A inacção americana e europeia face à tentativa de esmagamento por Assad da rebelião popular na Síria abriu caminho ao Daesh, que hoje também controla território no Iraque, forte do apoio sunita e dispondo de equipamento topo de gama antes fornecido pelos EUA às forças iraquianas. A inoperância dos aliados para varrer os 30 mil terroristas do Daesh explica por que fogem yazidis, cristãos, curdos e outras minorias. A única protecção que lhes tenta valer reside nos Peshmerga - entretanto bombardeados por uma Turquia aspirante a entrar na UE mas enredada nas ambições pessoais de Erdogan...
Sobra em bravura aos Peshmerga - como se viu na defesa de Kobane - o que lhes falta em equipamento e formação. Entre outras razões, porque a Europa não se coordena, nem sob a égide da UE, da NATO ou da coligação liderada pelos americanos! A Alemanha bem pode ter fornecido úteis antitanques Milán e a República Checa algumas munições, mas falta tudo o resto: equipamento de visão nocturna, blindados, armas pesadas, mais munições, etc....
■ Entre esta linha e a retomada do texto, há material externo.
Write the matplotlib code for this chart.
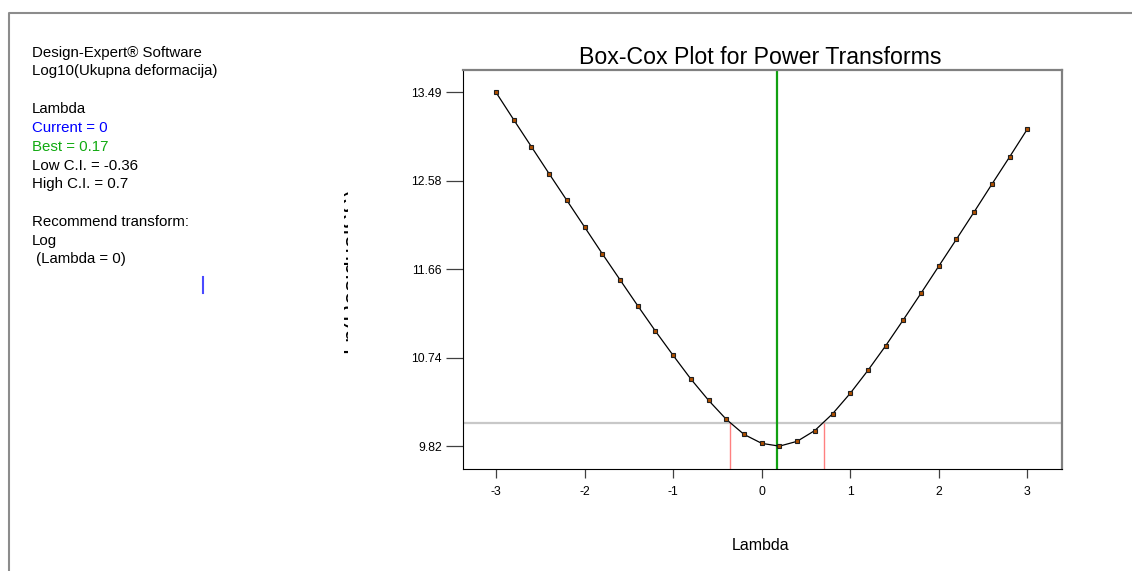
import numpy as np
import matplotlib.pyplot as plt
from matplotlib.lines import Line2D
from matplotlib.transforms import Bbox

plt.rcParams['font.family'] = ['Liberation Sans', 'DejaVu Sans']

# Box-Cox values
lambdas = [-3.0, -2.8, -2.6, -2.4, -2.2, -2.0, -1.8, -1.6, -1.4, -1.2, -1.0,
           -0.8, -0.6, -0.4, -0.2, 0.0, 0.2, 0.4, 0.6, 0.8, 1.0,
           1.2, 1.4, 1.6, 1.8, 2.0, 2.2, 2.4, 2.6, 2.8, 3.0]
ln_resid = [13.492, 13.208, 12.928, 12.648, 12.372, 12.096, 11.819, 11.549, 11.280, 11.017, 10.765,
            10.520, 10.299, 10.102, 9.946, 9.853, 9.824, 9.874, 9.986, 10.159, 10.372,
            10.610, 10.865, 11.135, 11.411, 11.691, 11.971, 12.254, 12.541, 12.824, 13.112]

best_lambda = 0.17
low_ci = -0.36
high_ci = 0.7
ci_level = 10.064

x_ticks = [-3, -2, -1, 0, 1, 2, 3]
y_tick_labels = ["9.82", "10.74", "11.66", "12.58", "13.49"]

info_lines = [
    ("Design-Expert® Software", "black"),
    ("Log10(Ukupna deformacija)", "black"),
    ("", "black"),
    ("Lambda", "black"),
    ("Current = 0", "#0000ff"),
    ("Best = 0.17", "#11aa11"),
    ("Low C.I. = -0.36", "black"),
    ("High C.I. = 0.7", "black"),
    ("", "black"),
    ("Recommend transform:", "black"),
    ("Log", "black"),
    (" (Lambda = 0)", "black"),
]

W, H = 1132, 571
fig = plt.figure(figsize=(W / 100, H / 100), dpi=100)
fig.patch.set_facecolor('white')

ax = fig.add_axes([462.7 / W, 1 - 469 / H, (1062.3 - 462.7) / W, (469 - 70) / H])

# reference lines
ax.axhline(ci_level, color='#c8c8c8', lw=1.6, zorder=1)
ax.axvline(best_lambda, color='#11a011', lw=1.6, zorder=2)
ax.vlines([low_ci, high_ci], 9.587, ci_level, color='#ff8080', lw=1.0, zorder=2)

# curve
ax.plot(lambdas, ln_resid, color='black', lw=0.9, zorder=3)
ax.plot(lambdas, ln_resid, ls='none', marker='s', ms=3.0, mfc='#b05000',
        mec='#202020', mew=0.8, zorder=4)

ax.set_xlim(-3.377, 3.395)
ax.set_ylim(9.587, 13.725)
ax.set_xticks(x_ticks)
ax.set_xticklabels([str(v) for v in x_ticks])
ax.set_yticks(np.linspace(min(ln_resid), max(ln_resid), 5))
ax.set_yticklabels(y_tick_labels)

for side in ['top', 'right']:
    ax.spines[side].set_color('#808080')
    ax.spines[side].set_linewidth(1.6)
for side in ['left', 'bottom']:
    ax.spines[side].set_color('black')
    ax.spines[side].set_linewidth(0.8)

ax.tick_params(axis='y', length=12.5, width=0.9, color='#404040', pad=2.5, labelsize=8.8)
ax.tick_params(axis='x', length=6.5, width=0.9, color='#404040', pad=6, labelsize=8.8)

# title and axis label
fig.text(760 / W, 1 - 58 / H, "Box-Cox Plot for Power Transforms",
         ha='center', va='center', fontsize=16.7)
fig.text(761 / W, 1 - 546 / H, "Lambda", ha='center', va='center', fontsize=11.5)

# clipped y label fragment (only a thin sliver shows in the original)
ylab = fig.text(352 / W, 1 - 270 / H, "Ln(ResidualSS)", rotation=90,
                ha='center', va='center', fontsize=17)
ylab.set_clip_box(Bbox([[344, H - 357], [347.5, H - 182]]))
ylab.set_clip_on(True)

# info panel
y0 = 52.7
step = 18.8
for i, (txt, col) in enumerate(info_lines):
    if txt:
        fig.text(32 / W, 1 - (y0 + i * step) / H, txt, color=col,
                 ha='left', va='center', fontsize=10.8)

# little blue mark
fig.add_artist(Line2D([202.5 / W, 202.5 / W], [1 - 277 / H, 1 - 293 / H],
                      color='#4a4aff', lw=1.5, transform=fig.transFigure))

# window frame
fig.add_artist(Line2D([8.5 / W, 8.5 / W, 1], [0, 1 - 12.5 / H, 1 - 12.5 / H],
                      color='#8c8c8c', lw=1.5, transform=fig.transFigure))

fig.savefig("out.png", dpi=100)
Também no campo politico-diplomático, a UE prima pela ausência: os curdos não pedem mais botas no terreno, têm-nas em número suficiente; mas, além de melhor equipamento e treino, precisam de uma coligação árabe (sobretudo sunitas iraquianos) para entrar em Mossul sem risco de serem acusados de retaliação sectária, o que só faria escalar o conflito. Para não falar da campanha diplomática que a UE não está a fazer junto das potências regionais: desde logo para conter a disputa protagonizada por Arábia Saudita e Irão e para travar financiamento e apoios ao Daesh por patrocinadores sunitas. O mínimo seria exigir à Turquia o fim da ambivalência, quer quanto aos apoios que deixa chegar ao Daesh, quer quanto aos refugiados que deixa chegar à Europa, quer ainda quanto ao seu papel na guerra por procuração intra-sunita que alimenta na Líbia, onde se vai expandindo o Daesh.
A UE está a falhar na crise dos refugiados, tal como está a falhar no combate contra uma das causas fundamentais dessa crise: o terrorismo do Daesh. Os Governos da UE estão a enganar os cidadãos quanto à sua defesa e segurança, com derivas nacionalistas que fragmentam a União e impedem acção coordenada. A resistência a acolher e proteger os refugiados que chegam da Síria, Iraque e vizinhança constituem ameaça existencial aos valores e princípios da UE, além de fazer o jogo dos terroristas, que visam precisamente destruir a democracia, no mundo árabe e na Europa. Os desafios de segurança com que estamos confrontados só se vencem com convergência estratégica, partilha e sinergia de recursos e de capacidades. Precisamos desesperadamente de mais União, não de menos."